Some time back I had seen a quick reference to Mandriva Kiosk as some new Mandriva version of the “Click and Run” repository of Linspire. I finally got a chance to give it a try with the upgrade of KDE to 3.5.2 (Mandriva 2006 had shipped with the 3.4.x series of KDE.) Anyway, I found the process to make it work fairly straightforward. I installed the 4 required packages (new versions could only be found on the kiosk webpage – none of the urpmi sources, even updates new about the newest version of mdkonline, or urpmi/gurpmi…) Once those were done and konqueror restarted, I gave a click at installing kde 3.5.2 and off it went.


One reason I’ve always preferred doing updates from the command line in Mandriva is that you get text mode feedback of the download progress and it doesn’t seem to make the system drag… I think the graphical urpmi just gives the “impression” of dragging the system because sometimes it doesn’t keep the display updated and so you have to leave it in front for a few moments to get a status update of what’s being downloaded.

Just in concept of clicking on something in a browser window and having it install through the mandrake package handler is nice. I do wonder about malicious attempts to do similar. Of course,w ith Mandrive packages they are digitally signed, but might there be ways some one could sneak malware onto a linux system this way? Of course, the user would have to give the admin password, which implies they know that they’re installing software… just musing.
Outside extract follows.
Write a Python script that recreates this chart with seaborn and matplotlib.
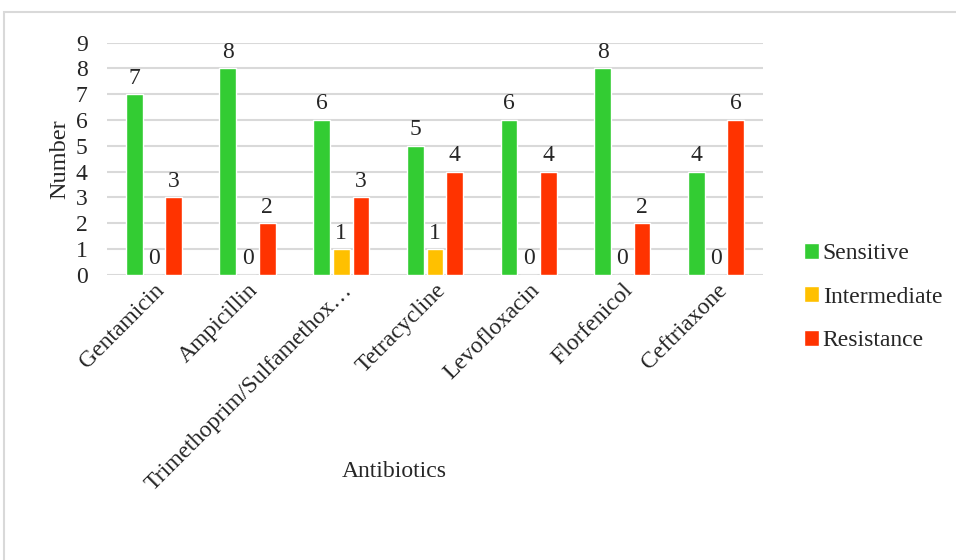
import matplotlib
matplotlib.use("Agg")
from matplotlib import pyplot as plt
from matplotlib.patches import Rectangle
import pandas as pd
import seaborn as sns

antibiotics = ["Gentamicin", "Ampicillin", "Trimethoprim/Sulfamethox\u2026",
               "Tetracycline", "Levofloxacin", "Florfenicol", "Ceftriaxone"]
sensitive = [7, 8, 6, 5, 6, 8, 4]
intermediate = [0, 0, 1, 1, 0, 0, 0]
resistance = [3, 2, 3, 4, 4, 2, 6]
series_names = ["Sensitive", "Intermediate", "Resistance"]
colors = ["#33CC33", "#FFC000", "#FF3300"]

rows = []
for name, vals in zip(series_names, [sensitive, intermediate, resistance]):
    for ab, v in zip(antibiotics, vals):
        rows.append({"Antibiotics": ab, "Status": name, "Number": v})
df = pd.DataFrame(rows)

sns.set_style("white")
plt.rcParams["font.family"] = ["Liberation Serif", "DejaVu Serif"]

fig = plt.figure(figsize=(9.56, 5.6), dpi=100)
ax = fig.add_axes([0.112, 0.509, 0.686, 0.415])

sns.barplot(data=df, x="Antibiotics", y="Number", hue="Status",
            palette=colors, width=0.63, gap=0.14, ax=ax, saturation=1)

for container in ax.containers:
    ax.bar_label(container, fontsize=17, padding=4)

ax.set_ylim(0, 9)
ax.set_yticks(range(10))
ax.yaxis.grid(True, color="#D9D9D9", linewidth=1.5)
ax.set_axisbelow(True)
for s in ax.spines.values():
    s.set_visible(False)
ax.tick_params(axis="both", length=0, labelsize=17)
ax.tick_params(axis="y", pad=14)
plt.setp(ax.get_xticklabels(), rotation=45, ha="right", rotation_mode="anchor")

ax.set_ylabel("Number", fontsize=17.5)
ax.set_xlabel("Antibiotics", fontsize=17)
ax.xaxis.set_label_coords(0.4375, -0.80)

ax.legend(loc="center left", bbox_to_anchor=(1.03, -0.095), frameon=False,
          fontsize=17, handlelength=0.65, handleheight=0.65, handletextpad=0.15,
          labelspacing=0.95)

fig.patches.append(Rectangle((0.0042, -0.02), 1.05, 0.9986, transform=fig.transFigure,
                             fill=False, edgecolor="#D9D9D9", linewidth=1.5))

fig.savefig("out.png", dpi=100)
I might look at that in more detail sometime.

The only real rough area of the install was that kdeweb-devel could not be installed because of a libkdewebdev0 that needed to be 3.5.2-2.1.20060mdk instead of the available 3.5.1 …. this was a bit peculiar rough edge and to be honest I’ve not used JUST Mandriva official packages and kdewebdev is one that I’ve installed from a third party source. I did plow ahead with the process though.

After the process I logged out… restarted the dm and most everything looks good. So far, this is the smoothest Desktop Environment update I’ve had in a distribution life cycle. I uninstalled kdewebdev and kdewebdev-devel and urpmi’d the new version of kdewebdev and all seems good now there as well. I did not check to see if kdewebdev had already been installed by the upgrade, the error message stuck out in my memory through the entire process and I just wanted to make sure that kdewebdev was available….. (I would SORELY MISS Quanta Plus…)

Anyway. One of the things I have NOT liked about Mandrake and Mandriva in recent years is the 6 month – upgrade everything release cycle. I like the fact that they do a pretty good job with security updates, but unfortunately, once a distribution is released, there has been a tendency to NOT release any feature upgrades. This has left users to a) compile their own, b) recompile from cooker, c) perpetually chase the newest version when it comes out every 6 months, d)join the club and beg people to compile the packages for them or E) switch distros to someone that’s more likely to provide more than just security patched updates.

I’ve got to say, I’ve been looking at Kubuntu lately quite a bit, because I noticed with the KDE 3.5.2 release, there were binaries available on day 1 for Kubuntu. I was impressed.

With Mandriva, you have to subscribe to use the Kiosk, either with a Kiosk membership, or club membership. Now the membership is not that expensive and I’m proud to be able to “put my money where my mouth is” and support a linux distributor financially. However, it would be VERY nice IF they looked at dividing the kiosk into a free section with recent versions of gpl’d software and a pay section with proprietary drivers, plugins, proprietary downloads of other stripes. That would seem to make more sense.

I’m still very interested in looking at Kubuntu. Packages seem to be released in binary form very currently and the June release of Ubuntu/Kubuntu will have extended support as well. AND it’s ALL free. It’s a hard argument in the world of free software to make people pay for feature updates from one vendor when another vendor does feature updates well, quickly and free. That much said, kiosk HAS probably slowed down my eagerness to move to Kubuntu somewhat and shows some promise for what they may be able to do with it in the future.